Mas ainda maior arrojo tiveram e têm o senhor e os seus para se autoadministrarem o título vermelho de “terceiro-mundistas”. Pois se não é pecado seu descender de conquistadores que exterminaram ou exploraram as raças vencidas, é responsabilidade sua que hoje como ontem, sendo a colonização substituída pela “revolução”, os negros continuem a trabalhar como negros e os brancos a governar como fidalgos! Negreiro!

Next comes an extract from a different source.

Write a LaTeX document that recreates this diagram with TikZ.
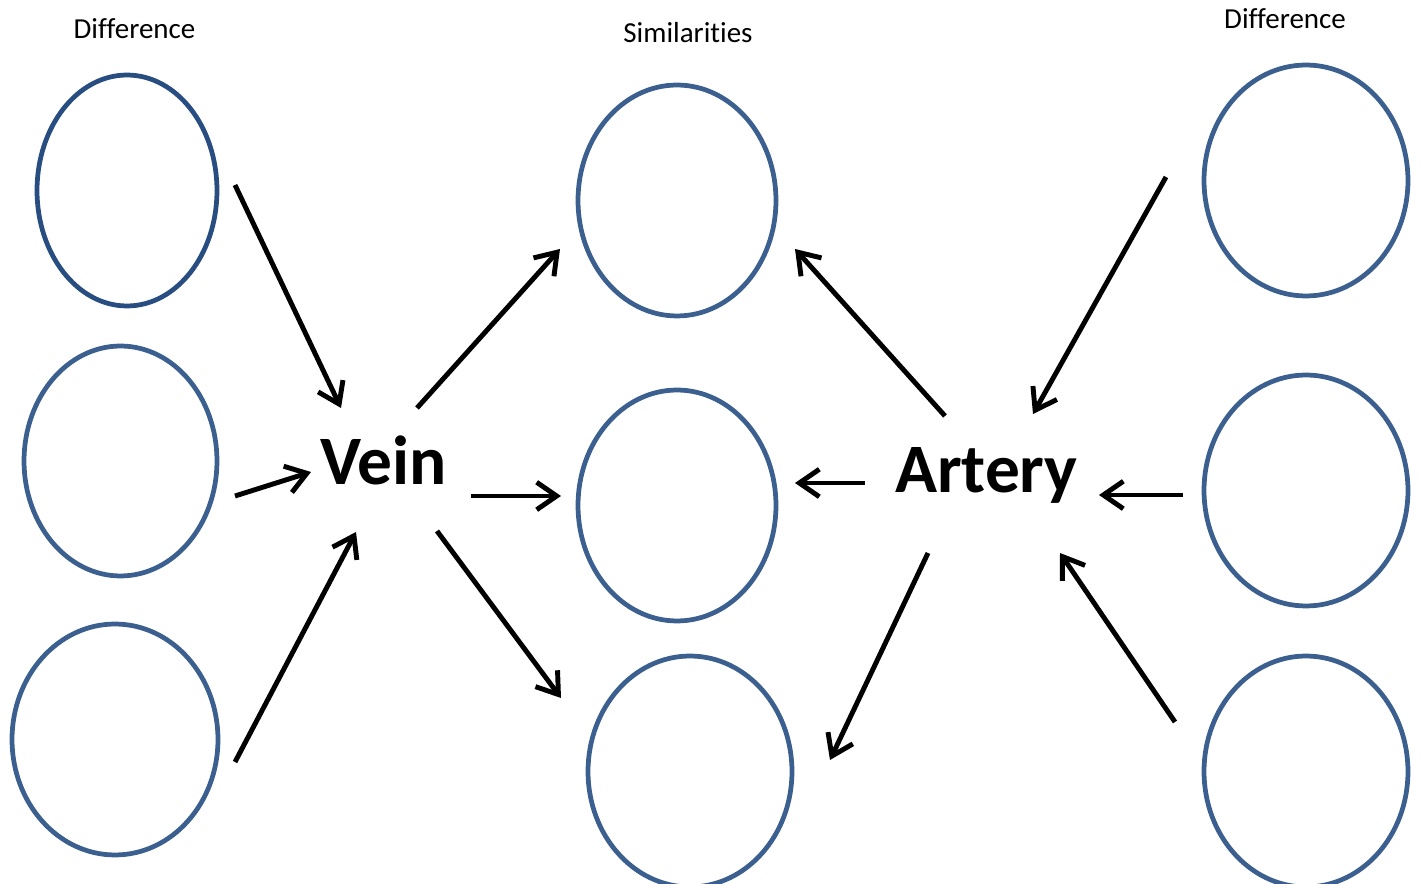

Como afirma Arrabal, o comunismo só é antirracista e defensor de minorias enquanto precisa de suas bandeiras para conquista do poder. Após, como em tudo mais, é radical e intolerante. E ou são ingênuos ou de má fé os que propagam as três mentiras sobre Cuba:
1
A Saúde de Cuba é de primeiro mundo! Como pode ter Saúde exemplar um país onde hospitais, laboratórios e equipamentos médicos são mais que obsoletos, são sucateados e não existem os recursos modernos da tecnologia aplicada à medicina? Onde um médico não pode se atualizar, pois não pode comprar um livro recém-publicado de medicina, que custa mais que seu salário, e nem recorrer à internet, que é regulada e restrita? E que não consegue revalidar seu diploma (pois só aprendeu enfermagem) em nenhum país do mundo?
2
A Educação de Cuba é excelente! Se é verdade, por que a ditadura se recusa, terminantemente, a participar das avaliações internacionais, como o PISA ou o PIRLS? É fácil de deduzir. Se os resultados fossem bons, o governo cubano faria deles um grande mote de propaganda. Mas como, evidentemente, nunca o seriam, é melhor que fiquem apenas nas mentirosas estatísticas oficiais.
3
Cuba sofre com o desalmado embargo americano! Que embargo? Ele impediu que os soviéticos dessem à ilha sua esmola diária desde 1960 até a queda da URSS trinta anos depois, sob a forma de petróleo para ser vendido no mercado “spot”? Ou sob a forma de maquinário e assistência para produção de açúcar? Ou impediu Hugo Chavez de fazer o mesmo por mais 20 anos? Impediu Fernando Henrique de fornecer ônibus e tratores a Cuba? Ou Lula e Dilma de doar à ditadura o Porto de Mariel, ao custo de um bilhão de dólares do trabalhador brasileiro? De fornecer assistência técnica da Embrapa de graça? Façam-me o favor!
Quem é Fernando Arrabal
Fernando Arrabal é um teatrólogo espanhol, nascido em 1932 (e ainda vivo), residente em Paris, desde que se mudou da Espanha, na década de 1960, em protesto contra a ditadura franquista. Suas peças foram traduzidas e representadas em dezenas de idiomas diferentes e são, na atualidade, ainda muito populares na Europa e nos EUA. A crítica o situa, ora como teatrólogo de vanguarda, ora como dramaturgo do absurdo. Ele se diz criador do “teatro pânico”, em homenagem ao deus Pã, filho de Zeus, amante da música e da natureza e inspirador da angústia, mas também da felicidade. Segundo ele, seu teatro interpela, é interrogativo, vai além do fato e da aparência. Mas é ainda poeta, ensaísta e cineasta. Arrabal é também um panfletário, censor de ditaduras, tendo escrito três livros críticos a elas: Carta a Francisco Franco, Carta a Stálin e Carta a Fidel Castro.